In the opinion of the tax authorities in section 13b.11 (2) sentences 2 et seq. of the German VAT Guidelines (UStAE), an entrepreneur who owns a domestic property and rents it out subject to VAT is to be treated as resident in Germany and the transactions are to be declared in the general taxation procedure. A permanent establishment for VAT purposes is therefore assumed. However, the European Court of Justice (ECJ) ruled in the "Titanium" judgment of June 3, 2021 (C-931/19) that the letting of a property without its own staff does not constitute a permanent establishment for VAT purposes.

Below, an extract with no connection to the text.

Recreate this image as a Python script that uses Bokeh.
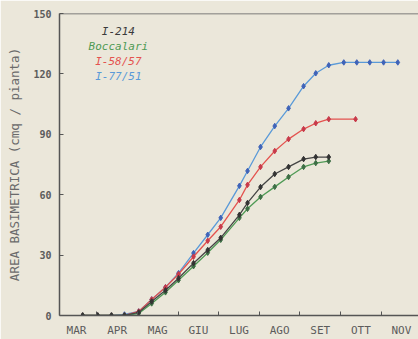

According to the German tax authorities, the entrepreneur based abroad must register for VAT in Germany, issue invoices to the tenant with German VAT and declare VAT and input tax to be offset in the general taxation procedure.

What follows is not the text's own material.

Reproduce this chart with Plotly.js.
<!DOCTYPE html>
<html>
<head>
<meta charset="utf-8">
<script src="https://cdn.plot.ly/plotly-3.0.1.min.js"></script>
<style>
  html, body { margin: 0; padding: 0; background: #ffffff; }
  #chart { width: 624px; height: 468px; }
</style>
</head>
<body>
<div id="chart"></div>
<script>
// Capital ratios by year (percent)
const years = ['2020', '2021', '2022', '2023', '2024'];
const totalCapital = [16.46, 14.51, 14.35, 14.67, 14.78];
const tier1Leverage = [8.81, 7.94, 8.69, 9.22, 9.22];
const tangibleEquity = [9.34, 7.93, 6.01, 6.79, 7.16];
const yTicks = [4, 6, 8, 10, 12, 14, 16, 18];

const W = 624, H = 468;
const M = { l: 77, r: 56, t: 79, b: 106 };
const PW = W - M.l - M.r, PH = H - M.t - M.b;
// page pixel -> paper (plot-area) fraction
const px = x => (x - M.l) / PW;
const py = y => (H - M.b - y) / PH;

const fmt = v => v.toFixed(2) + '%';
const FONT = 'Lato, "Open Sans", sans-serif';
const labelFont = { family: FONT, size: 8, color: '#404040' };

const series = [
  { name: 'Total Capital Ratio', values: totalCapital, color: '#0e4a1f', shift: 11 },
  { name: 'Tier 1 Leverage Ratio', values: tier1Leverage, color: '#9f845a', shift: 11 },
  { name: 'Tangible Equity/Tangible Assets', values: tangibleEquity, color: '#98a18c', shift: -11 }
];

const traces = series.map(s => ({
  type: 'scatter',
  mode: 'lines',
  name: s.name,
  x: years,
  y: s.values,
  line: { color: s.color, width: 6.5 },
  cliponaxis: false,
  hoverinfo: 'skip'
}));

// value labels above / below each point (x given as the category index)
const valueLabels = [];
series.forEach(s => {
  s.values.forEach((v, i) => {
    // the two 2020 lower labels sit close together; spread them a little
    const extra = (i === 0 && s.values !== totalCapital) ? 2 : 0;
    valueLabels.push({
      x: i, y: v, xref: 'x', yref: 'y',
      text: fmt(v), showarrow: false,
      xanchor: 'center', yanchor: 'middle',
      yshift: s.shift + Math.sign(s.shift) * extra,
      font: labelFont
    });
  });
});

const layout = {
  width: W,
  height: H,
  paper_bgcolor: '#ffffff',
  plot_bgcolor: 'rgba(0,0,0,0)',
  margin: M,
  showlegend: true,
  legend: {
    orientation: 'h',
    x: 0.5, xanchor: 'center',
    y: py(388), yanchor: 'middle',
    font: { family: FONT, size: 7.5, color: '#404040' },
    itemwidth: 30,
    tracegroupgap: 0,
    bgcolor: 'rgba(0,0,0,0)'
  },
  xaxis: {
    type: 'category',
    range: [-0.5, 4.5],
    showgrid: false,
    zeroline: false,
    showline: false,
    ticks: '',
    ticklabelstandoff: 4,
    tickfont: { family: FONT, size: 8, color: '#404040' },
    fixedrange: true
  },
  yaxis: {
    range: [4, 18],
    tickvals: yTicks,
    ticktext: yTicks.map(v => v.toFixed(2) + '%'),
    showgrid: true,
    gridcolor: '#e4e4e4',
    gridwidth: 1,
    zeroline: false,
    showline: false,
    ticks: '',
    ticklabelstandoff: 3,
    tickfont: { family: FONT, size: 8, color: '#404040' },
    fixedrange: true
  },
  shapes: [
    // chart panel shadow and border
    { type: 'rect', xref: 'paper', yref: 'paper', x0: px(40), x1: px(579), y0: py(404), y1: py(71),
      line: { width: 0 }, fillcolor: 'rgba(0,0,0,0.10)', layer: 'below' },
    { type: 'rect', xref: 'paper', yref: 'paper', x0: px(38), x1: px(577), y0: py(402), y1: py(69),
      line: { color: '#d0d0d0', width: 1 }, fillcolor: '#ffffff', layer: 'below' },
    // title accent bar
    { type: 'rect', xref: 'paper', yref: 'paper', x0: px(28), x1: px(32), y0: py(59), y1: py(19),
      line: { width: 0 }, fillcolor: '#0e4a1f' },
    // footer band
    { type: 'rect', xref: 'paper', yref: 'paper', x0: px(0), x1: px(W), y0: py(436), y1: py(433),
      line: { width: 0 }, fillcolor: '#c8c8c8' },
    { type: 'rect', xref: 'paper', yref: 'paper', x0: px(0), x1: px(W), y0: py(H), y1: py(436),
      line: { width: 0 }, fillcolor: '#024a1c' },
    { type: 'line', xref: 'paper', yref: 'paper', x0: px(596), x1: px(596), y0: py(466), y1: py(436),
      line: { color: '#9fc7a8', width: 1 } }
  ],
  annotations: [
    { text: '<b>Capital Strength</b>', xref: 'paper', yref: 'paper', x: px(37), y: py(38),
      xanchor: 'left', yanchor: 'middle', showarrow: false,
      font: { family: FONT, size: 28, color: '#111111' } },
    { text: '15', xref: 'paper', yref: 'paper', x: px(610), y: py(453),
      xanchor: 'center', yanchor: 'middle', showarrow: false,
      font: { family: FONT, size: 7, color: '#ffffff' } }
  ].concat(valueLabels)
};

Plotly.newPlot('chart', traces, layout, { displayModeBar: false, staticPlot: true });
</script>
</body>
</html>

Under EU law, rents subject to VAT are subject to the tax liability of the service recipient/tenant in accordance with Section 13b of the German VAT law (UStG) and input tax must be refunded via the special input VAT reclaim procedure. For invoices issued with VAT, the issuer/landlord based abroad is liable for VAT in accordance with Section 14c (1) UStG; the tenant is not entitled to deduct input VAT so far.
Currently, there is protection of legitimate expectations vis-à-vis the tax authorities insofar as they must adhere to the administrative instructions. The risk is initially borne by the tenant, who does not declare VAT subject to reverse chare regime, although he would be obliged to do so under EU law. Under EU law, the tenant can still not claim any input VAT deduction from the landlord's invoices. If VAT issues relating to the tenant, which are not necessarily connected to the rental, go to court, these incorrect treatments under EU law may also be at issue, as the court will follow EU law and not the administrative opinion.
The landlord can remedy this by applying for a certificate in accordance with § 13b (7) sentence 5 UStG that the landlord is not treated as a resident abroad/other Community territory. With reference to VAT registration in Germany based on section 13b.11 (2) sentences 2 et seq. UStAE, the tax office of the landlord resident abroad should probably have to issue this certificate.
It would be desirable for the legislator to decide to enshrine the administrative opinion in law. Austria already did this in 2022 in response to the Titanium ruling. This can be done, for example, in an addition to Section 13b (6) No. 7 UStG, which states that Section 13b (1)-(5) UStG does not apply to the VATable letting of a domestic property.
In the meantime, to obtain legal certainty, in particular due to the risk for the tenant, the landlord should request a certificate in accordance with § 13b (7) UStG from the tax office responsible for VAT (form USt 1 TS) and present it to the tenant (without being asked).